El Caudillo tiene que prestar un penúltimo servicio a los partidos que hoy se definen de izquierdas, y en particular al PSOE sanchistizado y al Podemos socialdemocratizado, porque como se comprenderá no basta con sacarlo de Cuelgamuros. Franco es como el cochino, que hay que sacarle rendimiento a todo: costillas, pezuñas, morro. La portavoz parlamentaria del PSOE, Adriana Lastra, ha recordado que en acuerdo gubernamental entre socialistas y podemistas incluye una reforma del Código Penal -otra- para convertir la exaltación o apología del franquismo en un delito. Uno creía ingenuamente que la tendencia más civilizada en el ámbito de lo penal era la desaparición de los delitos de opinión. Si un fascista destroza una librería, propina una paliza o interrumpe el tráfico poniéndose de rodillas en mitad de la vía y cantando el Cara al sol ya existen más que suficientes herramientas normativas para castigar su conducta. Hace un par de meses, en la plaza Weyler de Santa Cruz de Tenerife, unos ancianos discutían animadamente sobre el franquismo, y varios afirmaron que Franco era duro, un cabronazo sin entrañas, pero que convirtió a España en una potencia industrial y la sacó de la pobreza y el retraso y etcétera. Franco, a su juicio, era una suerte de patriota metodológicamente cuestionable, pero patriota al fin. ¿Hay que denunciar a estos jubilados? ¿Llevarlos a la comisaría más cercana para que, al menos, les tomen declaración? ¿Regalarles la bibliografía completa de Tuñón de Lara, es decir, torturarlos?

En los últimos años he escuchado a Alberto Garzón -y a otras buenas gentes progresistas- que Alemania es otra cosa.
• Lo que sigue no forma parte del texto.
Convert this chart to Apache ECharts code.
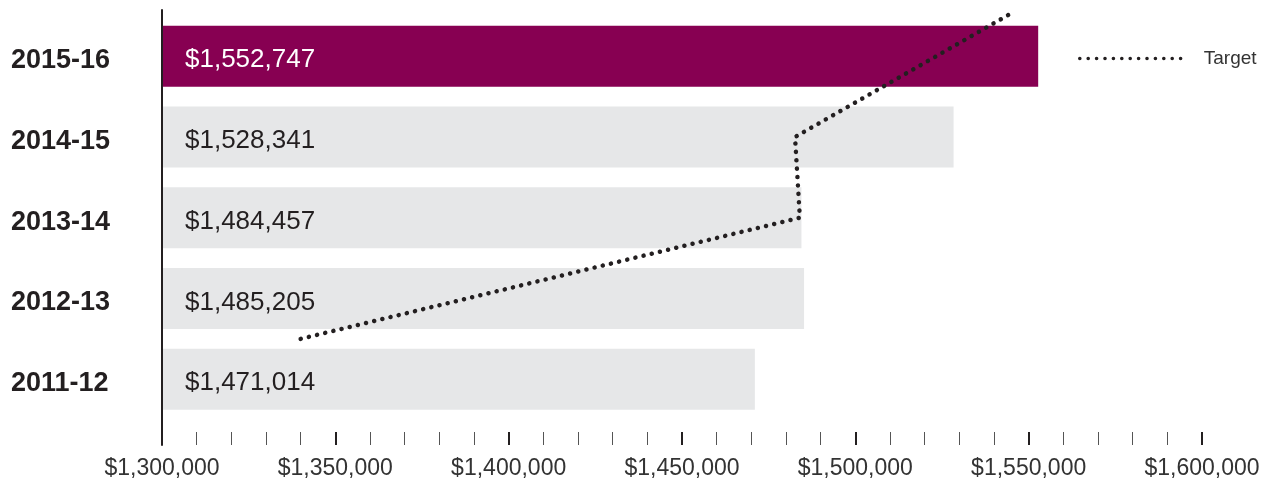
<!DOCTYPE html>
<html>
<head>
<meta charset="utf-8">
<style>
  html, body { margin: 0; padding: 0; background: #ffffff; }
  #chart { width: 1272px; height: 485px; }
</style>
<script src="https://cdn.jsdelivr.net/npm/echarts@6/dist/echarts.min.js"></script>
</head>
<body>
<div id="chart"></div>
<script>
// Fiscal years, bottom to top
const years = ['2011-12', '2012-13', '2013-14', '2014-15', '2015-16'];
const totals = [1471014, 1485205, 1484457, 1528341, 1552747];

// Target line: dollar value and position along the year axis (year index)
const targetValues = [1340000, 1484000, 1482600, 1546100];
const targetPositions = [0.5, 2, 3, 4.56];

// Dollar axis
const axisMin = 1300000;
const axisMax = 1600000;
const axisStep = 50000;

const FONT = '"Liberation Sans", Arial, sans-serif';
const PURPLE = '#870052';
const GREY = '#e6e7e8';
const INK = '#231f20';

// Layout: bar grid and the outer frame grid (ticks, labels, target line)
const W = 1272, H = 485;
const barGrid = { left: 162, right: 70, top: 15.9, bottom: 65.4 };
const frameGrid = { left: 162, right: 70, top: 10, bottom: 40 };
const band = (H - barGrid.top - barGrid.bottom) / years.length;
const frameMin = -0.5 - ((H - frameGrid.bottom) - (H - barGrid.bottom)) / band;
const frameMax = (years.length - 0.5) + (barGrid.top - frameGrid.top) / band;

const money = v => '$' + v.toLocaleString('en-US');
const latest = years.length - 1;

const barData = totals.map((v, i) => ({
  value: v,
  itemStyle: { color: i === latest ? PURPLE : GREY },
  label: { color: i === latest ? '#ffffff' : INK }
}));

const targetData = targetValues.map((v, i) => [v, targetPositions[i]]);

const chart = echarts.init(document.getElementById('chart'), null, { renderer: 'canvas' });
chart.setOption({
  animation: false,
  backgroundColor: '#ffffff',
  grid: [
    Object.assign({ containLabel: false }, barGrid),
    Object.assign({ containLabel: false }, frameGrid)
  ],
  legend: {
    data: ['Target'],
    left: 1073,
    top: 44,
    itemWidth: 106,
    itemHeight: 14,
    itemStyle: { opacity: 0 },
    lineStyle: { color: INK, width: 3.5, type: [0.1, 8.3], cap: 'round' },
    textStyle: { fontFamily: FONT, fontSize: 19, color: '#333333', padding: [0, 0, 0, 13] }
  },
  xAxis: [
    {
      gridIndex: 0, type: 'value', min: axisMin, max: axisMax, interval: axisStep,
      show: false
    },
    {
      gridIndex: 1, type: 'value', min: axisMin, max: axisMax, interval: axisStep,
      position: 'bottom',
      z: 4,
      axisLine: { show: false, onZero: false },
      splitLine: { show: false },
      axisTick: { show: true, inside: true, length: 13, lineStyle: { color: INK, width: 2 } },
      minorTick: { show: true, splitNumber: 5, length: 13, lineStyle: { color: '#555555', width: 1 } },
      minorSplitLine: { show: false },
      axisLabel: {
        show: true, margin: 12, showMinLabel: true, showMaxLabel: true,
        fontFamily: FONT, fontSize: 23, color: '#333333',
        formatter: v => money(v)
      }
    }
  ],
  yAxis: [
    {
      gridIndex: 0, type: 'category', data: years,
      axisLine: { show: false },
      axisTick: { show: false },
      splitLine: { show: false },
      axisLabel: {
        align: 'left', margin: 151,
        formatter: v => '{yr|' + v + '}',
        rich: {
          yr: {
            padding: [9, 0, 0, 0],
            fontFamily: FONT, fontSize: 27, fontWeight: 'bold', color: INK
          }
        }
      }
    },
    {
      gridIndex: 1, type: 'value', min: frameMin, max: frameMax,
      z: 4,
      axisLine: { show: true, onZero: false, lineStyle: { color: INK, width: 2 } },
      axisTick: { show: false },
      axisLabel: { show: false },
      splitLine: { show: false }
    }
  ],
  series: [
    {
      name: 'Total',
      type: 'bar',
      xAxisIndex: 0, yAxisIndex: 0,
      barWidth: 61,
      data: barData,
      label: {
        show: true, position: 'insideLeft', distance: 23, offset: [0, 4],
        fontFamily: FONT, fontSize: 26,
        formatter: p => money(p.value)
      },
      z: 2
    },
    {
      name: 'Target',
      type: 'line',
      xAxisIndex: 1, yAxisIndex: 1,
      data: targetData,
      symbol: 'none',
      clip: false,
      lineStyle: { color: INK, width: 4.5, type: [0.1, 8.3], cap: 'round', join: 'round' },
      itemStyle: { color: INK },
      z: 5
    }
  ]
});
</script>
</body>
</html>
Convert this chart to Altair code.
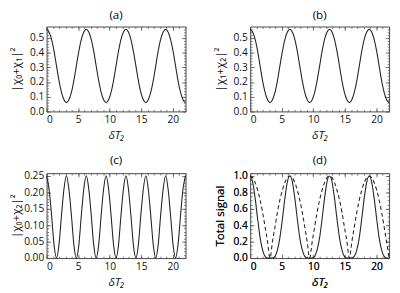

Que en Alemania al que pillen llevando esvástica se lleva un disgusto. Y sustancialmente es cierto, aunque la legislación alemana permita el uso de algunos símbolos nazis en determinadas circunstancias. En lo que no suelen reparar los garzones es que la Corte Constitucional de la República Federal Alemana, en sentencia de agosto de 1957, declaró la inconstitucionalidad del partido comunista. La cripta donde reposan los restos de Benito Mussolini, en el pueblo de Predappio, abre ahora casi todos los días para los visitantes, hasta hace unos meses, ciertamente, solo lo hacía tres o cuatro veces al año. Esa ocurrencia tontorrona y grotesca, según la cual España sería una hedionda excepción en la límpida memoria europea contra el fascismo, debería ser sometida a revisión cuarenta y cinco años después de la muerte tromboflebítica de Francisco Franco.

Es más que suficiente la aplicación, en su caso, de un delito de odio, tipificado en el artículo 510 del Código Penal, y que sanciona a quienes fomentan o promueven la discriminación, el odio o la violencia contra grupos o asociaciones por motivos políticos, ideológicos, étnicos, sexuales, religiosos o clínicos. Pero eso le restaría al Gobierno una nueva y rotunda victoria contra el fascismo que nos amenaza, una victoria histórica -el Gobierno es en sí mismo histórico- que resonará en los resúmenes de prensa mientras la señora Lastra canta que no, que no, que no pasarán, los moros no pasarán, y si insisten, pues se les deporta a Mauritania o a Malí y ya está.